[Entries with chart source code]
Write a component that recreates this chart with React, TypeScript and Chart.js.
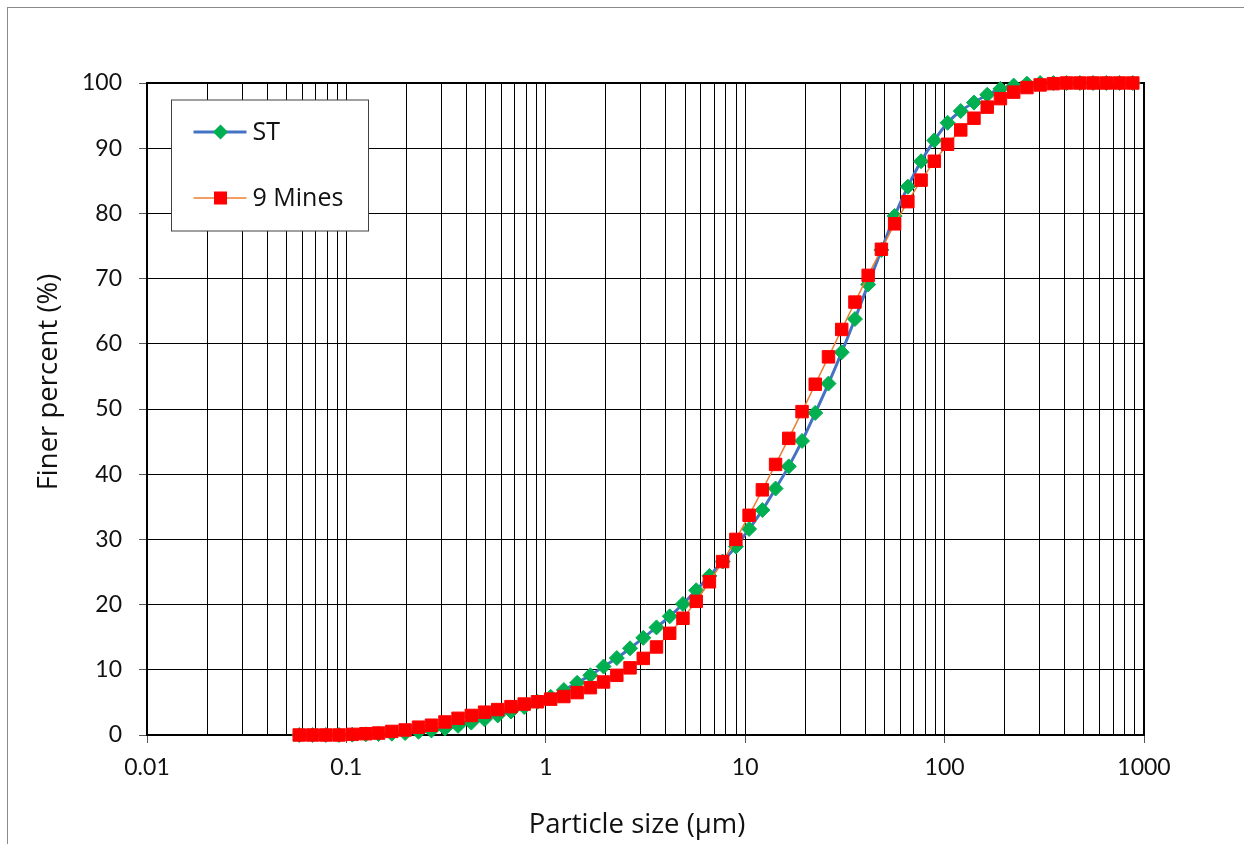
import React, { useEffect, useRef } from "react";
import { Chart, registerables } from "chart.js";

Chart.register(...registerables);

// ---- data ----
const particleSizes = [
  0.058, 0.0676, 0.0788, 0.0918, 0.107, 0.125, 0.145, 0.169, 0.197, 0.23,
  0.267, 0.312, 0.363, 0.423, 0.493, 0.574, 0.669, 0.779, 0.908, 1.058,
  1.232, 1.436, 1.673, 1.949, 2.271, 2.645, 3.082, 3.591, 4.183, 4.874,
  5.679, 6.615, 7.708, 8.979, 10.46, 12.19, 14.2, 16.54, 19.28, 22.45,
  26.16, 30.48, 35.51, 41.37, 48.2, 56.15, 65.43, 76.22, 88.81, 103.5,
  120.5, 140.4, 163.6, 190.6, 222.1, 258.8, 301.5, 351.2, 409.3, 476.8,
  555.5, 647.1, 754.1, 878.5,
];

const stFiner = [
  0, 0, 0, 0, 0.05, 0.1, 0.15, 0.2, 0.3, 0.5,
  0.7, 1.0, 1.4, 1.9, 2.4, 3.0, 3.6, 4.3, 5.1, 5.85,
  6.9, 8.0, 9.15, 10.5, 11.8, 13.3, 14.9, 16.5, 18.2, 20.1,
  22.2, 24.4, 26.6, 28.9, 31.6, 34.5, 37.8, 41.2, 45.1, 49.4,
  53.9, 58.7, 63.8, 69.1, 74.4, 79.6, 84.1, 88.0, 91.2, 93.9,
  95.7, 97.0, 98.2, 99.1, 99.6, 99.9, 100, 100, 100, 100,
  100, 100, 100, 100,
];

const mines9Finer = [
  0, 0, 0, 0, 0.1, 0.2, 0.3, 0.55, 0.77, 1.2,
  1.5, 2.0, 2.56, 3.0, 3.5, 3.9, 4.35, 4.75, 5.1, 5.5,
  5.9, 6.5, 7.26, 8.13, 9.15, 10.3, 11.75, 13.5, 15.6, 17.9,
  20.5, 23.5, 26.6, 30.0, 33.7, 37.6, 41.5, 45.5, 49.6, 53.8,
  58.0, 62.2, 66.4, 70.5, 74.5, 78.4, 81.8, 85.1, 88.0, 90.6,
  92.8, 94.6, 96.3, 97.6, 98.6, 99.3, 99.7, 99.9, 100, 100,
  100, 100, 100, 100,
];

const seriesLabels = ["ST", "9 Mines"];

const xMajorTicks = [0.01, 0.1, 1, 10, 100, 1000];
const xTickLabels = ["0.01", "0.1", "1", "10", "100", "1000"];
const xMinorMultipliers = [2, 3, 4, 5, 6, 7, 8, 9];
const yTicks = [0, 10, 20, 30, 40, 50, 60, 70, 80, 90, 100];

const xTitle = "Particle size (\u00b5m)";
const yTitle = "Finer percent (%)";

const FONT = "Lato, 'Open Sans', sans-serif";
const TITLE_FONT = "'Open Sans', Lato, sans-serif";

function buildXGrid() {
  const vals: { value: number; major: boolean }[] = [];
  xMajorTicks.forEach((d, i) => {
    vals.push({ value: d, major: true });
    if (i < xMajorTicks.length - 1) {
      xMinorMultipliers.forEach((m) => {
        vals.push({ value: parseFloat((d * m).toPrecision(6)), major: false });
      });
    }
  });
  return vals;
}

const decorPlugin = {
  id: "decor",
  beforeDatasetsDraw(chart: any) {
    const { ctx, chartArea: a } = chart;
    ctx.save();
    ctx.strokeStyle = "#000";
    ctx.lineWidth = 2;
    ctx.strokeRect(a.left, a.top, a.right - a.left, a.bottom - a.top);
    ctx.restore();
  },
  afterDatasetsDraw(chart: any) {
    const { ctx, chartArea: a } = chart;
    const bx = a.left + 24.5;
    const by = a.top + 17;
    const bw = 197;
    const bh = 131;
    ctx.save();
    ctx.fillStyle = "#fff";
    ctx.fillRect(bx, by, bw, bh);
    ctx.strokeStyle = "#404040";
    ctx.lineWidth = 1;
    ctx.strokeRect(bx, by, bw, bh);

    const rows = [
      { label: seriesLabels[0], line: "#4472C4", lw: 3, fill: "#00B050", shape: "diamond", y: by + 32 },
      { label: seriesLabels[1], line: "#ED7D31", lw: 1.5, fill: "#FF0000", shape: "square", y: by + 98 },
    ];
    rows.forEach((r) => {
      ctx.strokeStyle = r.line;
      ctx.lineWidth = r.lw;
      ctx.beginPath();
      ctx.moveTo(bx + 22, r.y);
      ctx.lineTo(bx + 75, r.y);
      ctx.stroke();
      const cx = bx + 49;
      ctx.fillStyle = r.fill;
      ctx.beginPath();
      if (r.shape === "diamond") {
        ctx.moveTo(cx - 7.5, r.y);
        ctx.lineTo(cx, r.y - 7.5);
        ctx.lineTo(cx + 7.5, r.y);
        ctx.lineTo(cx, r.y + 7.5);
        ctx.closePath();
      } else {
        ctx.rect(cx - 6.5, r.y - 6.5, 13, 13);
      }
      ctx.fill();
      ctx.fillStyle = "#111";
      ctx.font = `25px ${TITLE_FONT}`;
      ctx.textAlign = "left";
      ctx.textBaseline = "middle";
      ctx.fillText(r.label, bx + 81, r.y + 1);
    });
    ctx.restore();
  },
  afterDraw(chart: any) {
    const { ctx } = chart;
    ctx.save();
    ctx.fillStyle = "#111";
    ctx.font = `27.5px ${TITLE_FONT}`;
    ctx.textAlign = "center";
    ctx.textBaseline = "alphabetic";
    ctx.fillText(xTitle, 637, 833);
    ctx.translate(57, 382);
    ctx.rotate(-Math.PI / 2);
    ctx.fillText(yTitle, 0, 0);
    ctx.restore();
  },
};

export default function App() {
  const ref = useRef<HTMLCanvasElement | null>(null);

  useEffect(() => {
    if (!ref.current) return;
    const xGrid = buildXGrid();
    const chart = new Chart(ref.current, {
      type: "scatter",
      data: {
        datasets: [
          {
            label: seriesLabels[0],
            data: particleSizes.map((x, i) => ({ x, y: stFiner[i] })),
            showLine: true,
            borderColor: "#4472C4",
            borderWidth: 3,
            cubicInterpolationMode: "monotone",
            pointStyle: "rectRot",
            pointRadius: 7.5,
            pointBorderWidth: 1,
            pointBackgroundColor: "#00B050",
            pointBorderColor: "#00B050",
            clip: false,
            order: 2,
          },
          {
            label: seriesLabels[1],
            data: particleSizes.map((x, i) => ({ x, y: mines9Finer[i] })),
            showLine: true,
            borderColor: "#ED7D31",
            borderWidth: 1.5,
            pointStyle: "rect",
            pointRadius: 8.8,
            pointBorderWidth: 1,
            pointBackgroundColor: "#FF0000",
            pointBorderColor: "#FF0000",
            clip: false,
            order: 1,
          },
        ] as any,
      },
      options: {
        responsive: false,
        animation: false,
        events: [],
        layout: { padding: { left: 0, top: 83, right: 100, bottom: 0 } },
        plugins: {
          legend: { display: false },
          tooltip: { enabled: false },
          title: { display: false },
        },
        scales: {
          x: {
            type: "logarithmic",
            min: 0.01,
            max: 1000,
            afterBuildTicks: (scale: any) => {
              scale.ticks = xGrid.map((t) => ({ ...t }));
            },
            afterFit: (scale: any) => {
              scale.height = 109;
            },
            ticks: {
              autoSkip: false,
              maxRotation: 0,
              minRotation: 0,
              padding: 11,
              color: "#111",
              font: { family: FONT, size: 23 },
              callback: (value: any) => {
                const idx = xMajorTicks.findIndex((m) => Math.abs(m - value) / m < 1e-6);
                return idx >= 0 ? xTickLabels[idx] : "";
              },
            },
            grid: {
              color: "#000",
              lineWidth: 1,
              tickLength: 8,
              tickColor: (ctx: any) => (ctx.tick && ctx.tick.major ? "#555" : "rgba(0,0,0,0)"),
            },
            border: { display: false },
          },
          y: {
            type: "linear",
            min: 0,
            max: 100,
            afterBuildTicks: (scale: any) => {
              scale.ticks = yTicks.map((v) => ({ value: v }));
            },
            afterFit: (scale: any) => {
              scale.width = 147;
            },
            ticks: {
              autoSkip: false,
              padding: 17,
              color: "#111",
              font: { family: FONT, size: 23 },
              callback: (value: any) => String(value),
            },
            grid: {
              color: "#000",
              lineWidth: 1,
              tickLength: 8,
              tickColor: "#555",
            },
            border: { display: false },
          },
        },
      } as any,
      plugins: [decorPlugin],
    });
    return () => chart.destroy();
  }, []);

  return (
    <>
      <div
        style={{
          position: "fixed",
          left: 7,
          top: 7,
          width: 1237,
          height: 837,
          borderLeft: "1px solid #8a8a8a",
          borderTop: "1px solid #8a8a8a",
          boxSizing: "border-box",
          background: "#fff",
        }}
      />
      <canvas
        ref={ref}
        width={1244}
        height={844}
        style={{ position: "fixed", left: 0, top: 0, width: 1244, height: 844 }}
      />
    </>
  );
}
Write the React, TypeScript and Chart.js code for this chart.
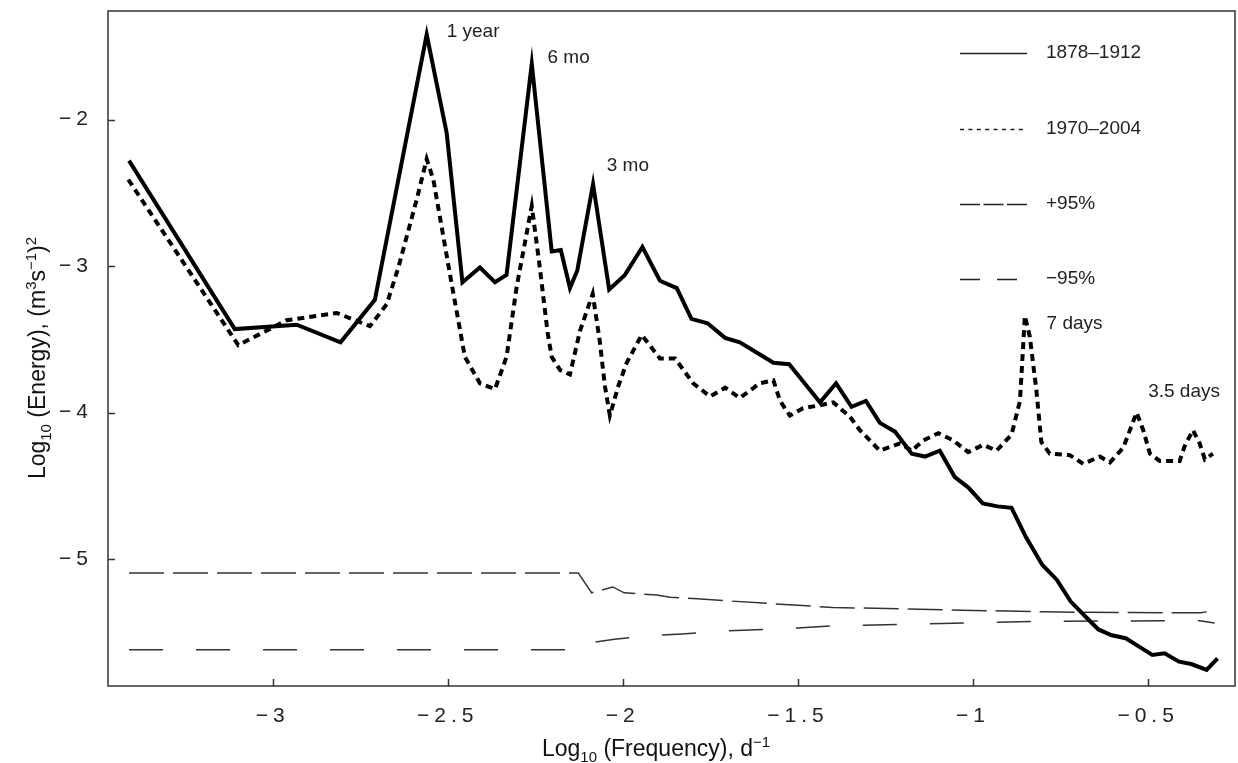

■ WHAT TO DO ■
Start at the top of the entries and repeat each line exactly, ending at the line that contains "Chart.register(...registerables);". Pictures are not part of the copy.

■ WRITTEN ANSWER ■
Write a component that recreates this chart with React, TypeScript and Chart.js.
import React, { useEffect, useRef } from "react";
import { Chart, registerables } from "chart.js";

Chart.register(...registerables);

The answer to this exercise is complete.